Was that in the trailers? I can’t remember. I remember seeing a trailer in the movie theatre back when we could still go to movie theatres, which was what, about seven years ago?
But he’s back. And I get it, he’s the big-name co-star in the franchise. He’s probably contractually obligated, fans maybe want to see him; this is Hollywood. Okay, fine. But if you saw the first movie, and if you have basic math skills, you recognize there’s a problem here.
The first Wonder Woman is set in the time of World War I, when Chris Pine plays a pilot. Wonder Woman 1984 is set in … 1984. So there’s some time passed there, and they can no longer (if they want to be story-consistent) have young, beautiful Chris Pine in the movie; that doesn’t make sense.
So instead, Gal Godot, young and immortal because Wonder Woman and all that, is approached by some rando at a public event. He hits her with something only Chris Pine would say. Slaps Chris Pine’s old wristwatch into her hand. It’s him. Her old flame. They go back to his room. We see the rando in the room, but there’s Chris Pine in the mirror, and from here on out, rando dude disappears and we only see our beautiful, rugged, contractually-obligated Chris Pine in the movie.

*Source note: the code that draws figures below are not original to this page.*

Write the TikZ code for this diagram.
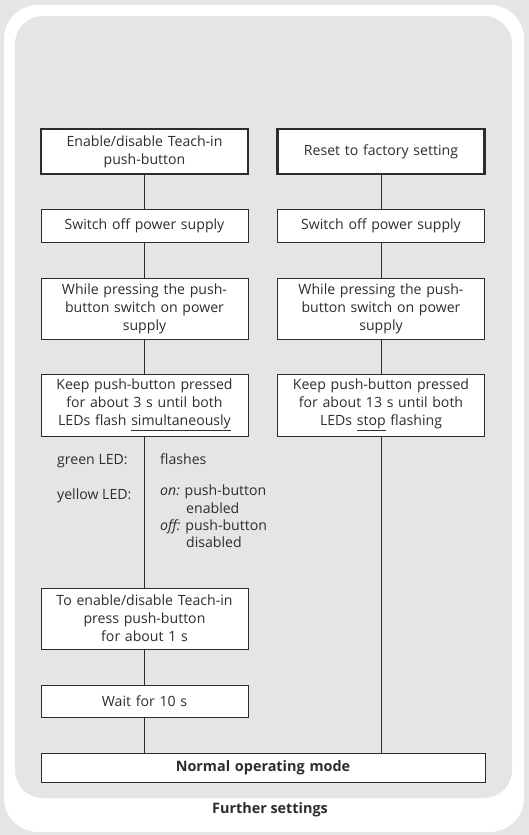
\documentclass[tikz,border=0pt]{standalone}
\usepackage{fontspec}
\setmainfont{Open Sans}
\definecolor{bg}{RGB}{229,229,229}
\definecolor{ink}{RGB}{45,45,45}
\begin{document}
\begin{tikzpicture}[x=1pt,y=-1pt,
  txt/.style={text=ink, font=\fontsize{14.1}{18}\selectfont, inner sep=0pt},
  box/.style={txt, draw=ink, fill=white, line width=0.9pt, minimum width=207pt, text width=203pt, align=center},
  headbox/.style={box, line width=2.4pt, minimum height=45pt},
  link/.style={draw=ink, line width=0.9pt}]
\useasboundingbox (0,0) rectangle (529,835);
\fill[bg] (0,0) rectangle (529,835);
\fill[white, rounded corners=34pt] (4,5) rectangle (524,832);
\fill[bg, rounded corners=28pt] (15,16) rectangle (512,798);

% left column
\node[headbox] (l1) at (144.5,151.5) {Enable/disable Teach-in\\push-button};
\node[box, minimum height=33pt] (l2) at (144.5,225.5) {Switch off power supply};
\node[box, minimum height=61pt] (l3) at (144.5,308.5) {While pressing the push-\\button switch on power\\supply};
\node[box, minimum height=62pt] (l4) at (144.5,405) {Keep push-button pressed\\for about 3 s until both\\LEDs flash \underline{simultaneously}};
\node[box, minimum height=61pt] (l5) at (144.5,618.5) {To enable/disable Teach-in\\press push-button\\for about 1 s};
\node[box, minimum height=32pt] (l6) at (144.5,701) {Wait for 10 s};

% right column
\node[headbox] (r1) at (381,151.5) {Reset to factory setting};
\node[box, minimum height=33pt] (r2) at (381,225.5) {Switch off power supply};
\node[box, minimum height=61pt] (r3) at (381,308.5) {While pressing the push-\\button switch on power\\supply};
\node[box, minimum height=62pt] (r4) at (381,405) {Keep push-button pressed\\for about 13 s until both\\LEDs \underline{stop} flashing};

% bottom
\node[box, minimum width=444pt, text width=430pt, minimum height=29pt, font=\fontsize{14.4}{18}\selectfont\bfseries] (nm) at (263,767.5) {Normal operating mode};

% LED info
\node[txt, anchor=base west] (gl) at (57,464) {green LED:};
\node[txt, anchor=base west] (fl) at (160,464) {flashes};
\node[txt, anchor=base west] (yl) at (57,499) {yellow LED:};
\node[txt, anchor=north west, align=left, font=\fontsize{14.1}{17.3}\selectfont] (yt) at (160,485) {\textit{on:} push-button\\\hspace*{26pt}enabled\\\textit{off:} push-button\\\hspace*{26pt}disabled};

% connectors
\draw[link] (l1) -- (l2);
\draw[link] (l2) -- (l3);
\draw[link] (l3) -- (l4);
\draw[link] (l4) -- (l5);
\draw[link] (l5) -- (l6);
\draw[link] (l6.south) -- (l6.south |- nm.north);
\draw[link] (r1) -- (r2);
\draw[link] (r2) -- (r3);
\draw[link] (r3) -- (r4);
\draw[link] (r4.south) -- (r4.south |- nm.north);

\node[txt, font=\fontsize{14.4}{16}\selectfont\bfseries] (fs) at (270,809.5) {Further settings};
\end{tikzpicture}
\end{document}
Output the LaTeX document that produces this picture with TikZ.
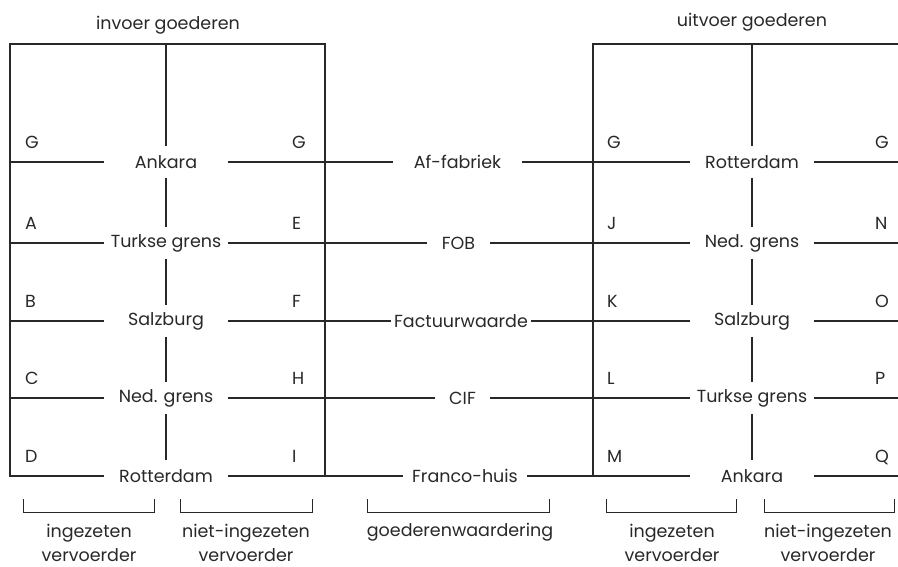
\documentclass[tikz,border=0pt]{standalone}
\usepackage{fontspec}
\setmainfont{Poppins}
\definecolor{ink}{RGB}{40,40,40}
\begin{document}
\begin{tikzpicture}[x=1pt,y=-1pt,
  every node/.style={font=\fontsize{17.5}{19}\selectfont, text=ink, inner sep=0pt},
  thinline/.style={draw=ink, line width=1.2pt},
  boxline/.style={draw=ink, line width=2.8pt, line join=miter},
  city/.style={minimum width=123pt, minimum height=31pt},
  mid/.style={minimum height=31pt},
  letter/.style={anchor=base west},
  caption/.style={anchor=base}]
\useasboundingbox (0,0) rectangle (898,566);

% ---------- left box (invoer) ----------
\node[caption] (tl) at (168,29) {invoer goederen};
\coordinate (lTop) at (166,44);
\coordinate (lTL) at (10,44);
\coordinate (lTR) at (325,44);
\coordinate (lBL) at (10,476);
\coordinate (lBR) at (325,476);
\foreach \n/\y in {1/162,2/243,3/321,4/398}{\coordinate (lL\n) at (10,\y);}

\node[city] (lA) at (166,162) {Ankara};
\node[city] (lB) at (166,243) {Turkse grens};
\node[city] (lC) at (166,321) {Salzburg};
\node[city] (lD) at (166,398) {Ned. grens};
\node[city] (lE) at (166,476) {Rotterdam};

\draw[boxline] (lE.west) -- (lBL) -- (lTL) -- (lTR) -- (lBR) -- (lE.east);
\draw[thinline] (lTop) -- (lA.north) (lA.south) -- (lB.north) (lB.south) -- (lC.north)
  (lC.south) -- (lD.north) (lD.south) -- (lE.north);
\draw[thinline] (lL1) -- (lA.west) (lL2) -- (lB.west) (lL3) -- (lC.west) (lL4) -- (lD.west);

\foreach \y/\a/\b in {162/G/G,243/A/E,321/B/F,398/C/H,476/D/I}{
  \node[letter] at (25,\y-14) {\a};
  \node[letter] at (292,\y-14) {\b};
}

% ---------- middle column ----------
\node[mid, minimum width=129pt] (mA) at (457.5,162) {Af-fabriek};
\node[mid, minimum width=63pt] (mB) at (458.5,243) {FOB};
\node[mid, inner xsep=3pt] (mC) at (461,321) {Factuurwaarde};
\node[mid, minimum width=55pt] (mD) at (462.5,398) {CIF};
\node[mid, minimum width=124pt] (mE) at (465,476) {Franco-huis};

% ---------- right box (uitvoer) ----------
\node[caption] (tr) at (752,26) {uitvoer goederen};
\coordinate (rTop) at (752,44);
\coordinate (rTL) at (593,44);
\coordinate (rTR) at (899,44);
\coordinate (rBL) at (593,476);
\foreach \n/\y in {1/162,2/243,3/321,4/398,5/476}{\coordinate (rR\n) at (899,\y);}

\node[city, minimum width=124pt] (rA) at (752,162) {Rotterdam};
\node[city, minimum width=124pt] (rB) at (752,243) {Ned. grens};
\node[city, minimum width=124pt] (rC) at (752,321) {Salzburg};
\node[city, minimum width=124pt] (rD) at (752,398) {Turkse grens};
\node[city, minimum width=124pt] (rE) at (752,476) {Ankara};

\draw[boxline] (rE.west) -- (rBL) -- (rTL) -- (rTR);
\draw[boxline] (rE.east) -- (rR5);
\draw[thinline] (rTop) -- (rA.north) (rA.south) -- (rB.north) (rB.south) -- (rC.north)
  (rC.south) -- (rD.north) (rD.south) -- (rE.north);
\draw[thinline] (rA.east) -- (rR1) (rB.east) -- (rR2) (rC.east) -- (rR3) (rD.east) -- (rR4);

\foreach \y/\a/\b in {162/G/G,243/J/N,321/K/O,398/L/P,476/M/Q}{
  \node[letter] at (607,\y-14) {\a};
  \node[letter] at (875,\y-14) {\b};
}

% ---------- connectors across ----------
\draw[thinline] (lA.east) -- (mA.west) (mA.east) -- (rA.west);
\draw[thinline] (lB.east) -- (mB.west) (mB.east) -- (rB.west);
\draw[thinline] (lC.east) -- (mC.west) (mC.east) -- (rC.west);
\draw[thinline] (lD.east) -- (mD.west) (mD.east) -- (rD.west);
\draw[thinline] (lBR) -- (mE.west) (mE.east) -- (rBL);

% ---------- brackets ----------
\foreach \xa/\xb in {23/154,180/312,367/549,606/736,764/894}{
  \draw[thinline, line width=1pt] (\xa,499) -- (\xa,512) -- (\xb,512) -- (\xb,499);
}
\node[caption] (b1) at (89,537) {ingezeten};
\node[caption] (b1b) at (89,561) {vervoerder};
\node[caption] (b2) at (246,537) {niet-ingezeten};
\node[caption] (b2b) at (246,561) {vervoerder};
\node[caption] (b3) at (460,536) {goederenwaardering};
\node[caption] (b4) at (672,537) {ingezeten};
\node[caption] (b4b) at (672,561) {vervoerder};
\node[caption] (b5) at (828,537) {niet-ingezeten};
\node[caption] (b5b) at (828,561) {vervoerder};
\end{tikzpicture}
\end{document}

But like … how? I mean, I get it. Chris Pine’s soul or whatever has wound up in this random dude, but the movie has no interest in explaining how or why he got there. Wonder Woman literally asks him “how” and he’s all “I have no idea,” and that’s about as close as the movie gets to explaining this.
This is bad storytelling.
This is not in and of itself a bad plot idea — and certainly it’s been done in movies before, to better or worse effect. But here, it’s handled so badly that my eyebrows shot up to the top of my head and did not return to normal until hours after the movie was over and I had fallen asleep. I mean, explaining this thing away is easy, right? There is, literally, magic in the world when Wonder Woman is involved. The first movie’s big villain is the Greek God of War, for heck’s sake. Literally call on any god watching out for Diana, wanting to do her a favor, to squirt her old flame’s soul into this new husk like Cheez-Whiz into an olive, and bang, there’s your answer. But no, the movie just hand-waves it away and we’re expected to go along.
Or how about this? Start the movie not from Wonder Woman’s perspective (do we really need to go back to the island where the first movie started, aside from the super-obvious plant about not taking shortcuts from princess Buttercup?). Start instead from this rando’s perspective. Show his apartment. He’s obsessed with tracking Wonder Woman. He’s got newspaper clippings of this strange woman at the site of all these strange occurrences, pictures of Diana walking around town. The stereotypical red yarn zig-zagging across a big creepy stalker bulletin board. Dude is obsessed with her and we don’t know why. Feels creepy. Is he the villain? Is he gonna try to kill her? Then we go to the same big event. He’s got his collar pulled up, his hood hiding his face. He sees her. She moves away from the crowd. He makes his move — he’s gonna grab her, DANGIT WONDER WOMAN DON’T GET PUNKED BY THIS FOOL — and there’s the watch. And she knows it, and we know it, and okay, we haven’t explained any more what’s going on with this guy but we’re at least involved and we care about him.
But we don’t get that. We get a rando who Diana recognizes immediately as her guy and we’re asked not to worry about it. And I can’t do it. If you’re gonna bring back a character who should be dead or at the very least aged into uselessness to go on an adventure with your heroine, you have to at least make an attempt at telling your audience how it’s possible. I mean, audiences maybe aren’t as tough to please now as they were a year or two ago? COVID has softened our hearts. We just want to be entertained. Take us on a journey.
But that doesn’t mean you get to pretend we’re stupid.
And the presence of Chris Pine in this movie says that we’re stupid. It feels like the movie studio throwing up the big middle finger to us, saying “whatever, it’s a Wonder Woman movie and Chris Pine comes with the Wonder Woman movies, so just shut up and sit on your couch and eat your popcorn.”
Is WW84 a good movie?
I really can’t tell you, because I never got past this crap.